# Help interpreting results - dip at 70Hz



## kilteda4 (Jan 7, 2014)

I am looking for some help interpreting these results before I apply any EQ. I am confused by the dip at 70Hz. Crossover is set at 80Hz. Is this normal?

Green is sub only, red is sub and front speakers


----------



## sdurani (Oct 28, 2010)

Do you have a 30-31 foot dimension in the room? Can you take a measurement a couple feet behind your listening position?


----------



## kilteda4 (Jan 7, 2014)

Well, yes I would approximate that my kitchen wall is about that distance. Living room is very open plan unfortunately and HT is still studs 

Here is the new graph, I moved the UMIK back by approximately 6'


----------



## sdurani (Oct 28, 2010)

That's better. Can you move your sub (or one of your subs) to the midpoint of that 30-31 foot dimension and re-measure from your listening position?


----------



## kilteda4 (Jan 7, 2014)

OK so I moved the sub (only have one) to the half way point, and measured with the mic at the seating position (not 6' back). I did not adjust the sub distance in the pre/pro or change any crossover settings. 

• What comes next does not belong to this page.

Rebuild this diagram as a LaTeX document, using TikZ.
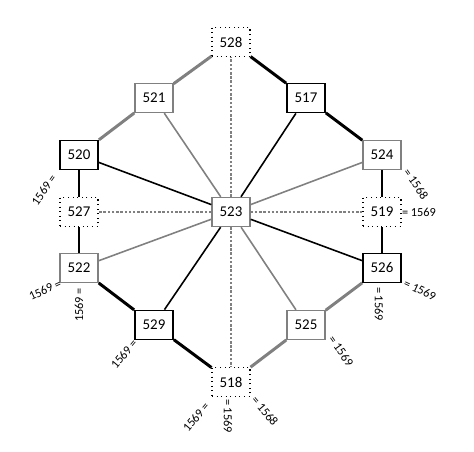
\documentclass[tikz,border=0pt]{standalone}
\usepackage{fontspec}
\setmainfont{Carlito}
\begin{document}
\begin{tikzpicture}[x=0.02cm,y=-0.02cm,
	every node/.style={font=\fontsize{8.5}{10}\selectfont},
	box/.style={draw,minimum width=0.76cm,minimum height=0.58cm,inner sep=0pt},
	bbox/.style={box,line width=1pt},
	gbox/.style={box,draw=gray,line width=0.8pt},
	dbox/.style={box,dotted,line width=0.6pt},
	thk/.style={line width=1.7pt},
	thn/.style={line width=0.9pt},
	dotln/.style={gray,densely dotted,line width=1.4pt},
	lbl/.style={font=\fontsize{7}{8}\selectfont,inner sep=0pt}]
		\useasboundingbox (0,0) rectangle (474,452);
		% boxes
		\node[dbox] (n528) at (231,42) {528};
		\node[gbox] (n521) at (154,98) {521};
		\node[bbox] (n517) at (306,98) {517};
		\node[bbox] (n520) at (79,155) {520};
		\node[dbox] (n527) at (79,212) {527};
		\node[gbox] (n522) at (79,268) {522};
		\node[gbox] (n524) at (382,155) {524};
		\node[dbox] (n519) at (382,212) {519};
		\node[bbox] (n526) at (382,268) {526};
		\node[bbox] (n529) at (154,325) {529};
		\node[gbox] (n525) at (306,325) {525};
		\node[dbox] (n518) at (231,382) {518};
		\node[gbox] (n523) at (231,212) {523};
		% outer ring
		\draw[thk,gray] (n528) -- (n521);
		\draw[thk] (n528) -- (n517);
		\draw[thk,gray] (n521) -- (n520);
		\draw[thk] (n517) -- (n524);
		\draw[thk] (n520) -- (n527);
		\draw[thk] (n527) -- (n522);
		\draw[thk] (n524) -- (n519);
		\draw[thk] (n519) -- (n526);
		\draw[thk] (n522) -- (n529);
		\draw[thk,gray] (n526) -- (n525);
		\draw[thk] (n529) -- (n518);
		\draw[thk,gray] (n525) -- (n518);
		% spokes
		\draw[dotln] (n523) -- (n528);
		\draw[dotln] (n523) -- (n518);
		\draw[dotln] (n523) -- (n527);
		\draw[dotln] (n523) -- (n519);
		\draw[thn,gray] (n523) -- (n521);
		\draw[thn,gray] (n523) -- (n524);
		\draw[thn,gray] (n523) -- (n522);
		\draw[thn,gray] (n523) -- (n525);
		\draw[thn] (n523) -- (n517);
		\draw[thn] (n523) -- (n520);
		\draw[thn] (n523) -- (n526);
		\draw[thn] (n523) -- (n529);
		% labels
		\node[lbl,rotate=55] (l1) at (44,190) {1569 =};
		\node[lbl,rotate=25] (l2) at (45,290) {1569 =};
		\node[lbl,rotate=90] (l3) at (79,305) {1569 =};
		\node[lbl,rotate=-55] (l4) at (416,184) {= 1568};
		\node[lbl] (l5) at (419,212) {= 1569};
		\node[lbl,rotate=-25] (l6) at (420,290) {= 1569};
		\node[lbl,rotate=-90] (l7) at (379,304) {= 1569};
		\node[lbl,rotate=50] (l8) at (124,354) {1569 =};
		\node[lbl,rotate=-55] (l9) at (341,351) {= 1569};
		\node[lbl,rotate=50] (l10) at (196,417) {1569 =};
		\node[lbl,rotate=-90] (l11) at (228,416) {= 1569};
		\node[lbl,rotate=-50] (l12) at (265,411) {= 1568};
		
		
		\end{tikzpicture}
\end{document}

First graph is sub only and comparison between two positions
Second graph is Sub and speakers comparison between two positions


----------



## sdurani (Oct 28, 2010)

Combined with the speakers, the null seems to be gone. If you're willing to experiment, try sliding the sub in 6-inch increments rearward and forward of the 1/2 way point. A couple measurements in each direction might help fine tune subwoofer placement.


----------